Reviews
The Trap (1966)
Okay, you've gotta be joking
I don't usually add comments, but just so someone else doesn't make the same mistake I did based on all these glowing comments above, I must add my opinion. I taped the film and it was ridiculously bad. How about these minor flaws?
* Two Italian guys playing the indigenous people? And their names are 'Yellow Dog' and 'No Name'?
* How about taking a look at the dialogue in this film for the female characters? Not only was Rita Tushingham's character mute, but so was the older woman with child who was being auctioned off? For a while I thought this movie was going to be "Island of the Mute Women." Except that the mother and daughter's dialogue is profuse and terribly written too.
* Wouldn't the mute Eve have learned a bit of basic sign language? She never even uses her hands when she communicates! Couldn't she still write?
* What about la Bete the trapper being attacked by vicous wolves? How corny is that? Or Eve falling asleep in the canoe and going down the rapids which suddenly appear out of nowhere right near the cabin? Or the Amazing Growing Deer? la Bete goes to shoot a tiny juvenile doe (this animal was in the studio) and misses, and the next shot we see is this half a second of blurry file footage of a huge adult deer scampering away!

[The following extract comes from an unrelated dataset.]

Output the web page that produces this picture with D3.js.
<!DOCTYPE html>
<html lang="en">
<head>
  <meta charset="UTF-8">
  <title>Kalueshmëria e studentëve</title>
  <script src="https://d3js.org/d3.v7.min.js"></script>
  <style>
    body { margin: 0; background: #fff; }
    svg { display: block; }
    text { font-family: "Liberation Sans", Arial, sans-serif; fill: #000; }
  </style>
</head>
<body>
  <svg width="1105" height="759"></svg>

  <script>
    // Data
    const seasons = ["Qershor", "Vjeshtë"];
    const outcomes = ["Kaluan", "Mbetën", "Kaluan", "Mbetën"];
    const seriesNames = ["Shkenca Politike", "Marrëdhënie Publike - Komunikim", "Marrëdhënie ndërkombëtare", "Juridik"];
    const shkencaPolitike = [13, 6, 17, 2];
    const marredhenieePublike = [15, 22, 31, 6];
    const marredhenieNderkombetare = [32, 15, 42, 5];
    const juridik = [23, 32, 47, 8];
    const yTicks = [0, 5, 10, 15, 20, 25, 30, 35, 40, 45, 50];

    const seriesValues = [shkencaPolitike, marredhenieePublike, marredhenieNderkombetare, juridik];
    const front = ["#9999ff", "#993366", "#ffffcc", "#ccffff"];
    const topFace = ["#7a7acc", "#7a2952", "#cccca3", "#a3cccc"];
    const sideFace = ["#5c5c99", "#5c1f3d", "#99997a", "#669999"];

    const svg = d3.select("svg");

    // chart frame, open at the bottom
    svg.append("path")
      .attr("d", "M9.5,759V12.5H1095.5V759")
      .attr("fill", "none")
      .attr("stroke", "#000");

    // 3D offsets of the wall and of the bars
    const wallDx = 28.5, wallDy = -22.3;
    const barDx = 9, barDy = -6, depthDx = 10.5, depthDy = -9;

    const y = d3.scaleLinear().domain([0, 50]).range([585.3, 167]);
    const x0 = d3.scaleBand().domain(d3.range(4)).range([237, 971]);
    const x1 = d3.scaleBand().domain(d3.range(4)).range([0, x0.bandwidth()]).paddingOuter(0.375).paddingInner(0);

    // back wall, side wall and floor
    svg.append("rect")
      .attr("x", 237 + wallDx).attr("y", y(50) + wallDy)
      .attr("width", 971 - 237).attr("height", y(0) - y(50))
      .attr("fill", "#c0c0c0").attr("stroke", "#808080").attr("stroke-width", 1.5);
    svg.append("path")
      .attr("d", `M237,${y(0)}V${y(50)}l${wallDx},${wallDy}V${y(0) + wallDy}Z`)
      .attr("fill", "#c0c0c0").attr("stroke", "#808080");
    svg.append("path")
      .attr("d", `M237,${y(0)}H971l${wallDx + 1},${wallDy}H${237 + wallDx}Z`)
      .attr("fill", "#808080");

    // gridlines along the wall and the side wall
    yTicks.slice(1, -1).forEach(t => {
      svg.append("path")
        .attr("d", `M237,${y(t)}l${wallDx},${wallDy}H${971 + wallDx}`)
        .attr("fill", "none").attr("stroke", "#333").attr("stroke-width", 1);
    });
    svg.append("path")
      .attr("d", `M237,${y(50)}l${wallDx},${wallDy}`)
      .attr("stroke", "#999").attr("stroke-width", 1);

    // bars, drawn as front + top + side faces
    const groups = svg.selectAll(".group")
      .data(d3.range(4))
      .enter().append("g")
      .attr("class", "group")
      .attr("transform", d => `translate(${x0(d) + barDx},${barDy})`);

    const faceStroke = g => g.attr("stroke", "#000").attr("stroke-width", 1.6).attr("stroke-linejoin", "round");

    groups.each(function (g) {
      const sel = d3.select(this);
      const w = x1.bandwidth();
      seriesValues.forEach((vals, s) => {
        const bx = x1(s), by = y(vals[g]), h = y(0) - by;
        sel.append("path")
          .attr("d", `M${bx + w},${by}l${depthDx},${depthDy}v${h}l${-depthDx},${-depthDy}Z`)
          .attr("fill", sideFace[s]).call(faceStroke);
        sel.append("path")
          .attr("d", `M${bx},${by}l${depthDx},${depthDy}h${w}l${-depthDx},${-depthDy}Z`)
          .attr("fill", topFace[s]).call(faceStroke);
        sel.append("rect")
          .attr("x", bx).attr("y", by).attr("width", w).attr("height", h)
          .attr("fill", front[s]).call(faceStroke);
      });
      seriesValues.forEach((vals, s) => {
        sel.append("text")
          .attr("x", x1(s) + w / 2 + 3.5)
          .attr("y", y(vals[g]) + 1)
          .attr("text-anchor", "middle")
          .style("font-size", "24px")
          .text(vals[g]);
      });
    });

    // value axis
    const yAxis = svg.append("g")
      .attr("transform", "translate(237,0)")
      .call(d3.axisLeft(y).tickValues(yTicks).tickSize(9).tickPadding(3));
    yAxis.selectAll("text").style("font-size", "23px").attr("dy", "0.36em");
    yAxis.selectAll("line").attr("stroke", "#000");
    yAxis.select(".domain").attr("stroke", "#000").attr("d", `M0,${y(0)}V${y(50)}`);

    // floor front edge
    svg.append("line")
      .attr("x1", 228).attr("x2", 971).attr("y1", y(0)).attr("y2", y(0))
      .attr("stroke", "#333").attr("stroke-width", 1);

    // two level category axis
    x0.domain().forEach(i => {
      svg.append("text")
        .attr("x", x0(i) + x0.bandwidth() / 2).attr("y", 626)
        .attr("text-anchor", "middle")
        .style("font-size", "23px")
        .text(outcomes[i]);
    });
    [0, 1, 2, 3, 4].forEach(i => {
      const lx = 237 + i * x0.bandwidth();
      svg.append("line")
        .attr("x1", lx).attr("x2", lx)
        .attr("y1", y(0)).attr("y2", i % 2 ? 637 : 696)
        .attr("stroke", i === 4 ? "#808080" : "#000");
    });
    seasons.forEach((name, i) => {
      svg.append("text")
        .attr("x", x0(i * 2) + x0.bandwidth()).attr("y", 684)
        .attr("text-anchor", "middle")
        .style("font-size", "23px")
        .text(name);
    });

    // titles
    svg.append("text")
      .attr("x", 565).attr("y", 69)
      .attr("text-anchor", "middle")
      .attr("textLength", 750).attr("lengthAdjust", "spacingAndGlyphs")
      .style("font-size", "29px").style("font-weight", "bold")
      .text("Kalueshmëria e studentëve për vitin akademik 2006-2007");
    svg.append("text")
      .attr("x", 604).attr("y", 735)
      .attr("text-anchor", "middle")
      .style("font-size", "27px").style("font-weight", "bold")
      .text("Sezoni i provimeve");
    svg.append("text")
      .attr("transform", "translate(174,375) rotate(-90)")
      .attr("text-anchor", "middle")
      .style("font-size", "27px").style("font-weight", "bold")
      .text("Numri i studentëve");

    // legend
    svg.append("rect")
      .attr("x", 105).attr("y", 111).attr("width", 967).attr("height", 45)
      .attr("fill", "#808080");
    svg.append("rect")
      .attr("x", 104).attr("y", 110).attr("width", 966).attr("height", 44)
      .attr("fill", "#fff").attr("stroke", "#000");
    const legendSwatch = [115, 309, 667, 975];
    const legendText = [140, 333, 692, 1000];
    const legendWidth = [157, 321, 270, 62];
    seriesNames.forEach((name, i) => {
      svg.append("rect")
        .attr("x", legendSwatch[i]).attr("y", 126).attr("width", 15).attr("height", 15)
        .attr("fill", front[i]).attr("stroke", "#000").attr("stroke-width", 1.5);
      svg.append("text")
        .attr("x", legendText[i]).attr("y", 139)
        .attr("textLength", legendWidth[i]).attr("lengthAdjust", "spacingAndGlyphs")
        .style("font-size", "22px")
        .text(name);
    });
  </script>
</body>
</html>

Look, I enjoyed the film. It was definitely bad enough to be good, but that's the nicest thing I can say.
Crazy Horse (1996)
It could have been much better.
This made-for-TV film about Crazy Horse has good acting and beautiful visual images. However, key details have been left out of the story in its hurry to wrap up a very complex issue and time in history. (For more detail, I'd highly suggest you read "Crazy Horse: The Strange Man of the Oglalas" by Mari Sandoz). Additionally, though the story fortunately does stay focused on Crazy Horse and his people, the script makes only a half-hearted attempt to tell the tale with a native american voice. For example, very little of the music sounds native American. However, this movie does probably set the record for Most Horses Knocked Over, and If there isn't an Academy Award for that, well gosh darnit there should be!